Silver Linings: The Play of Ryan Johansen and John Moore
Today I feel like the proverbial groundhog coming out of his hole and looking for his shadow. As I'm sure most of you know, my wife and I were blessed with a bouncing baby boy on 12/14, and as such my presence 'round these parts has been, shall we say, limited since then. Apparently, babies need attention. Who knew?
That doesn't mean that I've completely divorced myself from the raging dumpster fire (save the Dallas game!) that has been the Columbus Blue Jackets over the past three weeks. When Scott Howson finally admitted that things weren't working out and that changes would most likely be coming via the trading deadline, everyone else with eyeballs--including even me--went, "No, really??"
At any rate, with a laundry list of what's "wrong" with this club, I'm here to tell you a couple of things that I think are trending "right" with the team. And, to my eyes, two of those moderately less dim spots are rookies Ryan Johansen and John Moore.
The Case for Moore
John Moore didn't make this club out of training camp, and I don't know anyone that thought that was an oversight. I, myself, actually told a few people that David Savard looked far, far better in pre-season than did Moore. Well, I can admit that Moore looks more polished right now than does Savard, and things are starting to look like Moore is starting to catch up to the speed of the NHL game.
So far this season, Moore has played 27 games. He has just four points, but given the fact that he was on the bottom pairing for the majority of those games and isn't getting PP time, this isn't unexpected. Moore is -4 on a team with only six guys NOT in the negatives. He's averaging 13:19 TOI each game.
Nothing earth-moving, I grant you.
However, in December he appeared to be figuring some things out. In 11 games in December, Moore had a goal and two assists, and was -1 while playing 14:07 a game. Even better, those three points came in the last two games. Over the last five games of the month, Moore was actually +2 and played a total of 77:08, which comes out to about 15:26 per game.
Moore was moved up to a pairing with James Wisniewski before the latter got hurt for a short time, and he looked like he was flourishing. He looks more confident offensively, and more willing to use his legs and his ability to move the puck. These are all encouraging signs. We shall see if Moore's play drops off with Wiz out for a long while, but I don't think it will. At this point, what does Moore have to lose? He's not going back to Springfield given the injury list on defense, and anything he does won't exactly be costing the Jackets a trip to the playoffs, now, will it?
The Case for Johansen
Ryan Johansen obviously has had more eyes on him since the start of this season, given his high profile as the #4 pick in last year's draft coupled with the fact that the club couldn't send him to Springfield at all.
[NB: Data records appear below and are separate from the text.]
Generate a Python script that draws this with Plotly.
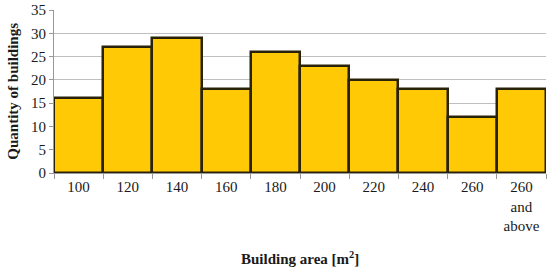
import plotly.graph_objects as go

categorias = ["100", "120", "140", "160", "180", "200", "220", "240", "260", "260<br>and<br>above"]
cantidad = [16, 27, 29, 18, 26, 23, 20, 18, 12, 18]
ticks_y = [0, 5, 10, 15, 20, 25, 30, 35]

fuente = "Liberation Serif"

fig = go.Figure(go.Bar(
    x=categorias,
    y=cantidad,
    marker=dict(color="#FFCA05", line=dict(color="#2a2208", width=2.5)),
))

fig.update_layout(
    width=550,
    height=271,
    margin=dict(l=54, r=4, t=10, b=98, autoexpand=False),
    paper_bgcolor="white",
    plot_bgcolor="white",
    bargap=0,
    showlegend=False,
    font=dict(family=fuente, size=15, color="#1a1a1a"),
    xaxis=dict(
        type="category",
        automargin=False,
        tickson="boundaries",
        ticks="outside",
        ticklen=5,
        tickcolor="#999999",
        showline=True,
        linecolor="#999999",
        linewidth=1,
        showgrid=False,
        tickfont=dict(family=fuente, size=15),
    ),
    yaxis=dict(
        range=[0, 35],
        automargin=False,
        tickvals=ticks_y,
        ticks="outside",
        ticklen=4,
        tickcolor="#999999",
        showline=True,
        linecolor="#999999",
        linewidth=1,
        gridcolor="#bfbfbf",
        gridwidth=1,
        zeroline=False,
        tickfont=dict(family=fuente, size=15),
    ),
    annotations=[
        dict(text="<b>Building area [m<sup>2</sup>]</b>", xref="paper", yref="paper",
             x=0.5, y=-0.52, xanchor="center", yanchor="middle", showarrow=False,
             font=dict(family=fuente, size=15)),
        dict(text="<b>Quantity of buildings</b>", xref="paper", yref="paper",
             x=-0.085, y=0.5, xanchor="center", yanchor="middle", textangle=-90,
             showarrow=False, font=dict(family=fuente, size=15)),
    ],
)

# quitar el margen del body para que la figura quede en (0, 0)
fig.write_html("out.html", config={"displayModeBar": False},
               post_script="document.body.style.margin='0';")
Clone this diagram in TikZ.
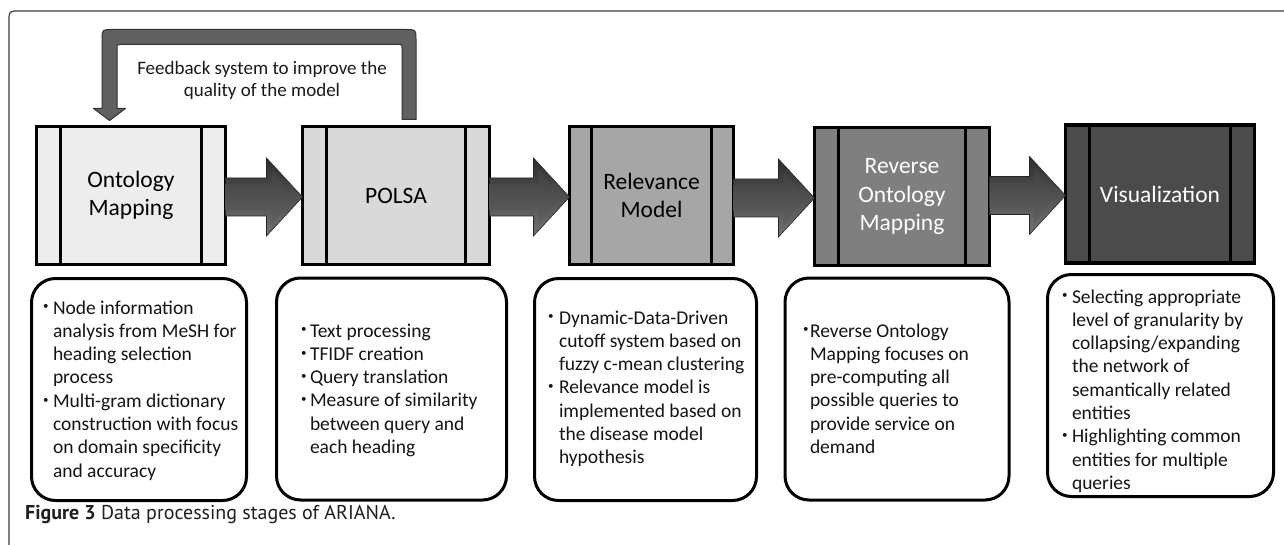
\documentclass[tikz,border=0pt]{standalone}
\usepackage{fontspec}
\setmainfont{Carlito}
\newfontfamily\capfont{PT Sans}
\usetikzlibrary{calc}
\definecolor{gA}{HTML}{EDEDED}
\definecolor{gB}{HTML}{D9D9D9}
\definecolor{gC}{HTML}{A6A6A6}
\definecolor{gD}{HTML}{7F7F7F}
\definecolor{gE}{HTML}{4B4B4B}
\definecolor{framecol}{HTML}{3A3A3A}
\definecolor{fbfill}{HTML}{606060}
\newcommand\bl[1]{\makebox[#1][l]{\raisebox{4.2pt}{\fontsize{11}{11}\selectfont •}}}
\newcommand\blockarr[2]{%
  \path let \p1=(#1.east), \p2=($(#2.west)+(0,1.5)$) in
    [shade, top color=black!82, bottom color=black!55, draw=black!85, line width=0.6pt]
    (\x1,\y2+19pt) -- (\x2-36pt,\y2+19pt) -- (\x2-36pt,\y2+39pt) -- (\x2,\y2)
    -- (\x2-36pt,\y2-39pt) -- (\x2-36pt,\y2-19pt) -- (\x1,\y2-19pt) -- cycle;
  \path let \p1=(#1.east), \p2=($(#2.west)+(0,1.5)$) in
    [shade, top color=black!75, bottom color=black!62]
    (\x1,\y2+13pt) -- (\x2-31pt,\y2+13pt) -- (\x2-31pt,\y2+28pt) -- (\x2-10pt,\y2)
    -- (\x2-31pt,\y2-28pt) -- (\x2-31pt,\y2-13pt) -- (\x1,\y2-13pt) -- cycle;
}
\tikzset{
  stage/.style={draw=black, line width=3.5pt, inner sep=0pt, outer sep=0pt,
    minimum height=138pt, align=center, font=\fontsize{23.5}{28.5}\selectfont},
  sideline/.style={draw=black, line width=3.5pt},
  tbox/.style={draw=black, line width=3pt, rounded corners=24pt, fill=white,
    inner sep=0pt, outer sep=0pt, minimum height=222pt},
  txt/.style={inner sep=0pt, outer sep=0pt, anchor=base west, text=black!92,
    font=\fontsize{19.5}{23.3}\selectfont},
}
\begin{document}
\begin{tikzpicture}[x=1pt,y=-1pt]
\useasboundingbox (0,0) rectangle (1284,545);
\fill[white] (0,0) rectangle (1284,545);
% outer frame
\draw[framecol, line width=1.2pt] (9,545) -- (9,21) .. controls (9,11) .. (19,11) -- (1284,11);

% stage boxes
\node[stage, fill=gA, minimum width=189pt] (s1) at (131,195.5) {Ontology\\Mapping};
\node[stage, fill=gB, minimum width=187pt] (s2) at (396,195.5) {POLSA};
\node[stage, fill=gC, minimum width=164pt] (s3) at (651.5,195.5) {Relevance\\Model};
\node[stage, fill=gD, minimum width=175pt, text=white] (s4) at (902,196.5) {Reverse\\Ontology\\Mapping};
\node[stage, fill=gE, minimum width=189pt, text=white] (s5) at (1160,194) {Visualization};

\foreach \n/\d in {s1/24,s2/24,s3/22,s4/24,s5/24}{
  \draw[sideline] ($(\n.north west)+(\d,0)$) -- ($(\n.south west)+(\d,0)$);
  \draw[sideline] ($(\n.north east)+(-\d,0)$) -- ($(\n.south east)+(-\d,0)$);
}

% block arrows
\blockarr{s1}{s2}
\blockarr{s2}{s3}
\blockarr{s3}{s4}
\blockarr{s4}{s5}

% feedback arrow
\coordinate (fbR) at ($(s2.north)+(13,-7)$);
\coordinate (fbL) at ($(s1.north)+(-21.5,-6)$);
\path let \p1=(fbL), \p2=(fbR) in
  [fill=fbfill, draw=black!80, line width=1pt, line join=round]
  (\x2-7pt,\y2) -- (\x2-7pt,\y2+72pt) .. controls (\x2-7pt,\y2+75pt) .. (\x2-10pt,\y2+75pt)
  -- (\x1+10.5pt,\y2+75pt) .. controls (\x1+7.5pt,\y2+75pt) .. (\x1+7.5pt,\y2+72pt)
  -- (\x1+7.5pt,\y1+12pt) -- (\x1+16pt,\y1+12pt) -- (\x1,\y1) -- (\x1-16pt,\y1+12pt)
  -- (\x1-7.5pt,\y1+12pt) -- (\x1-7.5pt,\y2+80pt) .. controls (\x1-7.5pt,\y2+90pt) .. (\x1+2.5pt,\y2+90pt)
  -- (\x2-3pt,\y2+90pt) .. controls (\x2+7pt,\y2+90pt) .. (\x2+7pt,\y2+80pt)
  -- (\x2+7pt,\y2) -- cycle;
\node[inner sep=0pt, align=center, text=black!90, font=\fontsize{19}{22}\selectfont, anchor=base]
  (fbtext) at (262,97) {Feedback system to improve the\\quality of the model};

% text boxes
\node[tbox, minimum width=215pt] (tA) at (139,389.5) {};
\node[tbox, minimum width=230pt] (tB) at (391.5,389) {};
\node[tbox, minimum width=222pt] (tC) at (645.5,389.5) {};
\node[tbox, minimum width=224pt] (tD) at (897,389) {};
\node[tbox, minimum width=226pt] (tE) at (1160.5,385.5) {};

\node[txt] (xA) at (43,314) {\begin{tabular}[t]{@{}l@{}l@{}}
  \bl{10pt} & Node information\\ & analysis from MeSH for\\ & heading selection\\ & process\\
  \bl{10pt} & Multi-gram dictionary\\ & construction with focus\\ & on domain specificity\\ & and accuracy
  \end{tabular}};
\node[txt] (xB) at (301,337) {\begin{tabular}[t]{@{}l@{}l@{}}
  \bl{9pt} & Text processing\\
  \bl{9pt} & TFIDF creation\\
  \bl{9pt} & Query translation\\
  \bl{9pt} & Measure of similarity\\ & between query and\\ & each heading
  \end{tabular}};
\node[txt] (xC) at (548,324) {\begin{tabular}[t]{@{}l@{}l@{}}
  \bl{11pt} & Dynamic-Data-Driven\\ & cutoff system based on\\ & fuzzy c-mean clustering\\
  \bl{11pt} & Relevance model is\\ & implemented based on\\ & the disease model\\ & hypothesis
  \end{tabular}};
\node[txt] (xD) at (803,337) {\begin{tabular}[t]{@{}l@{}l@{}}
  \bl{7pt} & Reverse Ontology\\ & Mapping focuses on\\ & pre-computing all\\ & possible queries to\\ & provide service on\\ & demand
  \end{tabular}};
\node[txt] (xE) at (1062,303) {\begin{tabular}[t]{@{}l@{}l@{}}
  \bl{10pt} & Selecting appropriate\\ & level of granularity by\\ & collapsing/expanding\\ & the network of\\ & semantically related\\ & entities\\
  \bl{10pt} & Highlighting common\\ & entities for multiple\\ & queries
  \end{tabular}};

% caption
\node[inner sep=0pt, anchor=base west, text=black!88, font=\capfont\fontsize{20}{24}\selectfont]
  (cap) at (25,519.3) {\textbf{Figure 3} Data processing stages of ARIANA.};
\end{tikzpicture}
\end{document}
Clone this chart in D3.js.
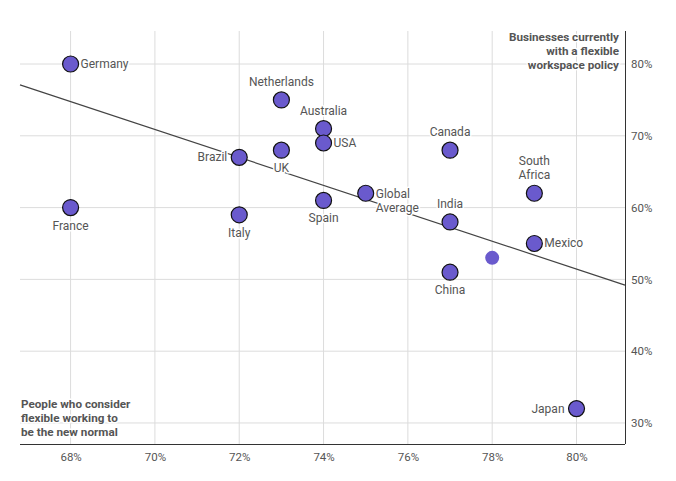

Once the decision came down after his ninth game played that he was going to stay, many of us wondered if the club would ever take off the training wheels.
Well, enter Johansen onto the top line. Playing with Rick Nash and Jeff Carter, Johansen looks like he belongs on the top line. He's the playmaker the other two guys sorely need. Sure, he's still raw. But, one need only look at the play Johansen made on Nash's first goal in Dallas the other night to see what he can bring to the table.
In 33 games, Johansen has seven goals, seven assists, and is +2. Again, on a team with only six non-negative players, one of those six is a rookie. 14 points isn't exactly a "Wow, this kid is AMAZING!" kind of number, but when you consider the fact that Johansen was stuck on the fourth line for a lot of the early season, and is STILL only averaging 13:06 TOI per game (22nd most on the team), it's impressive. Not to mention that seven goals is tied for third on this putridly bad offensive club.
Johansen is still growing into his body, but he already looks comfortable using the size that he has to his advantage, and his hockey sense is evident when he plays. Even more, the Jackets have won just 10 games. Johansen has played in all 10 of those games, and has nine points (4G, 5A) and is +7.
Johansen's ceiling becomes more and more evident (in terms of how high it can be) the more he plays. He has some work to do to get to the point where he can be considered a full-time center, but clearly he belongs at this level.
At the end of the day, there isn't a lot to hang our hats on as Jackets fans right now. Our coach appears to have reached the end of his rope, our GM is just now realizing that something's not working, this team can't close in the third period, and everything that seems like it could have possibly gone wrong has gone wrong.
But, with all of that said, the news isn't all bad. These two rookies are playing like they belong at this level, and there may be some hope for the future with each of them.